Tuesday, May 15, 2012

Tuesday on Getting a Life

I don't know about you, but there are very few topics I can focus completely on for very long. I will inevitably (and by inevitably I mean usually, and by usually I mean I spend most of my time trying to prevent this) feel my mind wandering to other topics or ideas or daydreams or musings or wonderings (you get the picture) sparked by completely random things, like I Wonder Why That Crack In The Wall Looks So Familiar or What Are The Various Ways That Ladybug Could Have Gotten Into My Room? or Do I Think My Sister Will Let Me Borrow The John Green Book She Just Bought If I Finish My Homework By 9:00 Tonight.

Ahem. Some of the more normal examples. (This is why standardized testing kills my soul.)

Anyway, it's not very realistic to expect someone to spend large quantities of time thinking about one topic and one topic only. The same applies to characters. This is why subplots are important to a story. Any story. Except maybe flash fiction. But in the general world of fictional stories, subplots are key. No matter how exciting and complicated a story about a ninja who fights ghosts may be, it will get boring fast if your main character only thinks about her ninja skills in the ghost-fighting context. I began to eat my sandwich, knowing the lean meat will provide protein necessary to build my ghost-fighting ninja muscles. After finishing, I backflipped out of my chair to hone my impromptu ninja ghost-fighting moves. As I landed, I evaluated how I would exterminate any ghosts that happened to be in my line of vision.
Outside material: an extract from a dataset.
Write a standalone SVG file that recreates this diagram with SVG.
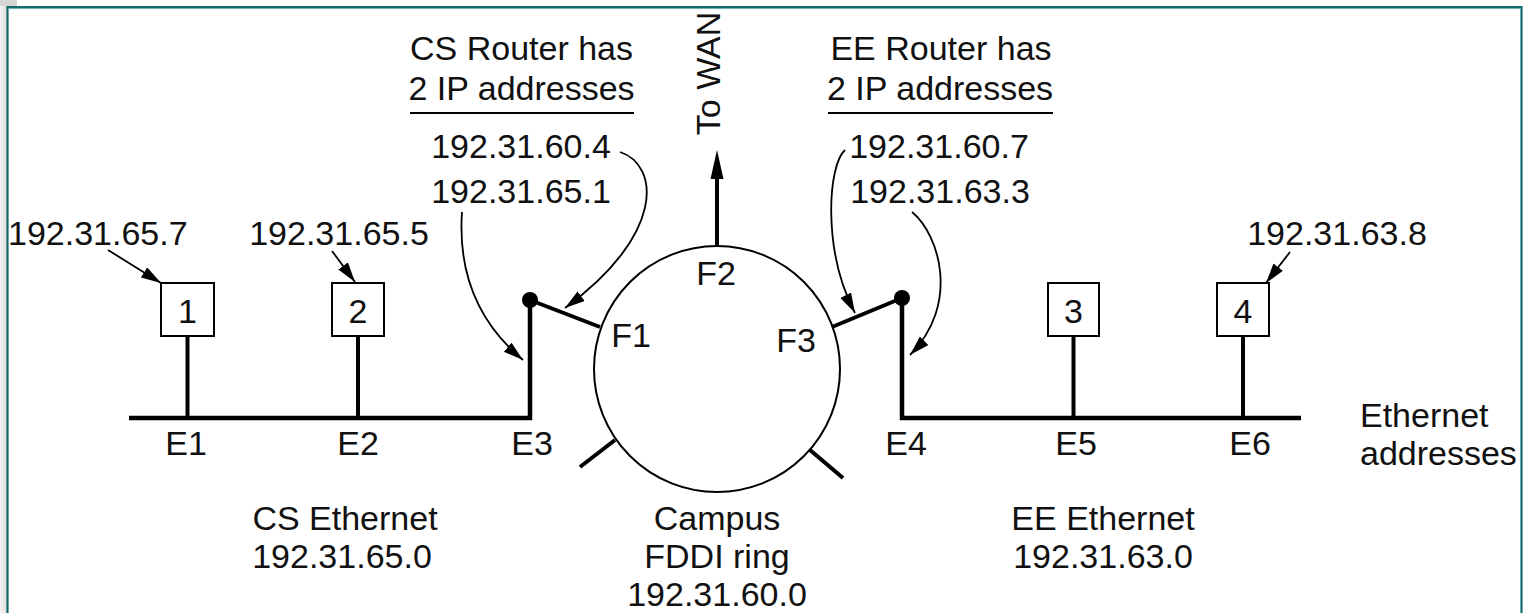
<svg xmlns="http://www.w3.org/2000/svg" width="1526" height="613" viewBox="0 0 1526 613">
<defs>
<linearGradient id="side" x1="0" y1="0" x2="1" y2="0">
<stop offset="0" stop-color="#f4f4f4"/>
<stop offset="1" stop-color="#dcdcdc"/>
</linearGradient>
<marker id="ah" markerUnits="userSpaceOnUse" markerWidth="22" markerHeight="14" refX="20" refY="6" orient="auto">
<path d="M0,0 L20,6 L0,12 z" fill="#000"/>
</marker>
</defs>
<style>
text{font-family:"Liberation Sans",Arial,Helvetica,sans-serif;font-size:34px;fill:#111}
.m{text-anchor:middle}
.thick{stroke:#000;stroke-width:4;fill:none}
.bus{stroke:#000;stroke-width:4.5;fill:none}
.thin{stroke:#000;stroke-width:1.8;fill:none}
.box{fill:#fff;stroke:#000;stroke-width:2}
.frame{stroke:#146b6b;stroke-width:2.2;fill:none}
</style>
<rect width="1526" height="613" fill="#fff"/>
<rect x="0" y="0" width="7" height="613" fill="url(#side)"/>
<rect x="0" y="0" width="17" height="6" fill="#d6d6d6"/>
<path class="frame" d="M7.5,613 V7 H1521.5 V613"/>
<line x1="8" y1="8.6" x2="1520.5" y2="8.6" stroke="#6fa9a9" stroke-width="1"/>

<g id="labels-cs-router">
<text class="m" x="521.5" y="60">CS Router has</text>
<text class="m" x="521.5" y="100">2 IP addresses</text>
<line x1="410" y1="113" x2="634" y2="113" stroke="#000" stroke-width="2"/>
<text class="m" x="521" y="158">192.31.60.4</text>
<text class="m" x="521" y="203">192.31.65.1</text>
</g>
<g id="labels-ee-router">
<text class="m" x="941" y="60">EE Router has</text>
<text class="m" x="940" y="100">2 IP addresses</text>
<line x1="828" y1="113" x2="1053" y2="113" stroke="#000" stroke-width="2"/>
<text class="m" x="939" y="158">192.31.60.7</text>
<text class="m" x="940" y="203">192.31.63.3</text>
</g>
<text transform="translate(720,73.5) rotate(-90)" class="m">To WAN</text>

<g id="connectors">
<path class="bus" d="M129,418 H530 V300"/>
<path class="bus" d="M902,300 V418 H1301"/>
<line class="thick" x1="530" y1="300" x2="600" y2="327"/>
<line class="thick" x1="902" y1="298" x2="832" y2="327"/>
<line class="thick" x1="187.5" y1="336" x2="187.5" y2="418"/>
<line class="thick" x1="358" y1="336" x2="358" y2="418"/>
<line class="thick" x1="1073.5" y1="336" x2="1073.5" y2="418"/>
<line class="thick" x1="1243" y1="336" x2="1243" y2="418"/>
<line class="thick" x1="615" y1="440" x2="580" y2="467"/>
<line class="thick" x1="810" y1="450" x2="843" y2="478"/>
<line class="thick" x1="717" y1="246" x2="717" y2="176"/>
<polygon points="717,150 710.5,179 723.5,179" fill="#000"/>
<path class="thin" marker-end="url(#ah)" d="M620,152 C660,165 665,235 565,308"/>
<path class="thin" marker-end="url(#ah)" d="M462,212 C458,270 475,320 523,360"/>
<path class="thin" marker-end="url(#ah)" d="M845,150 C828,165 822,250 855,313"/>
<path class="thin" marker-end="url(#ah)" d="M912,212 C940,235 960,305 910,355"/>
<line class="thin" marker-end="url(#ah)" x1="108" y1="250" x2="161" y2="283"/>
<line class="thin" marker-end="url(#ah)" x1="332" y1="251" x2="355" y2="282"/>
<line class="thin" marker-end="url(#ah)" x1="1290" y1="252" x2="1266" y2="283"/>
</g>

<g id="router-cs"><circle cx="530" cy="300" r="8" fill="#000"/></g>
<g id="router-ee"><circle cx="902" cy="298" r="8" fill="#000"/></g>

<g id="fddi-ring">
<circle cx="717" cy="369" r="123" fill="none" stroke="#000" stroke-width="2"/>
<text class="m" x="716" y="285">F2</text>
<text class="m" x="631" y="347">F1</text>
<text class="m" x="796" y="352">F3</text>
</g>

<g id="host1">
<rect class="box" x="161" y="283" width="53" height="53"/>
<text class="m" x="187.5" y="323">1</text>
<text x="8" y="245">192.31.65.7</text>
</g>
<g id="host2">
<rect class="box" x="332" y="283" width="52" height="53"/>
<text class="m" x="358" y="323">2</text>
<text class="m" x="339" y="245">192.31.65.5</text>
</g>
<g id="host3">
<rect class="box" x="1048" y="283" width="51" height="53"/>
<text class="m" x="1073.5" y="323">3</text>
</g>
<g id="host4">
<rect class="box" x="1217" y="283" width="52" height="53"/>
<text class="m" x="1243" y="323">4</text>
<text class="m" x="1337" y="245">192.31.63.8</text>
</g>

<g id="ethernet-labels">
<text class="m" x="186" y="455">E1</text>
<text class="m" x="358" y="455">E2</text>
<text class="m" x="532" y="455">E3</text>
<text class="m" x="906" y="455">E4</text>
<text class="m" x="1076" y="455">E5</text>
<text class="m" x="1250" y="455">E6</text>
<text x="1360" y="427">Ethernet</text>
<text x="1360" y="465">addresses</text>
</g>

<g id="network-labels">
<text class="m" x="345" y="530">CS Ethernet</text>
<text class="m" x="342" y="568">192.31.65.0</text>
<text class="m" x="717" y="530">Campus</text>
<text class="m" x="717" y="568">FDDI ring</text>
<text class="m" x="717" y="606">192.31.60.0</text>
<text class="m" x="1103" y="530">EE Ethernet</text>
<text class="m" x="1103" y="568">192.31.63.0</text>
</g>
</svg>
Yeah. This went from Oooooh, ninja ghost-fighter? So cool! To Oooooh...someone needs to get a life. And this is where subplots come in. They make the character more human, perhaps more flawed--flaws are good subplots--and also more interesting, especially if the plot is fantastical or sci-fi or involves a very uncommon situation. The character is a ninja ghost-fighter and she likes to bake? I like to bake too! I feel so much more sympathy for her plight now. And so on.

Most stories have subplots naturally worked in--friendships, love interests, a character flaw to overcome, et cetera. It would probably be a good idea to evaluate your plot for these subplots and flesh them out a bit. My favorite kinds of subplots are the ones that ultimately connect to the resolution. I read a story recently that had a great main plot, but the love story on the side was just that--on the side--and didn't connect to the coolness of the main plot and therefore felt pretty disappointing. Or, how about this idea--two main plots (and some subplots sprinkled in for flavor) that ultimately converge in one resolution and were really connected all along. My next story will be sure to have that setup. Maybe three.

To illustrate, I googled "subplot graph" and found this.

I so don't understand the math here, but it's quite pretty.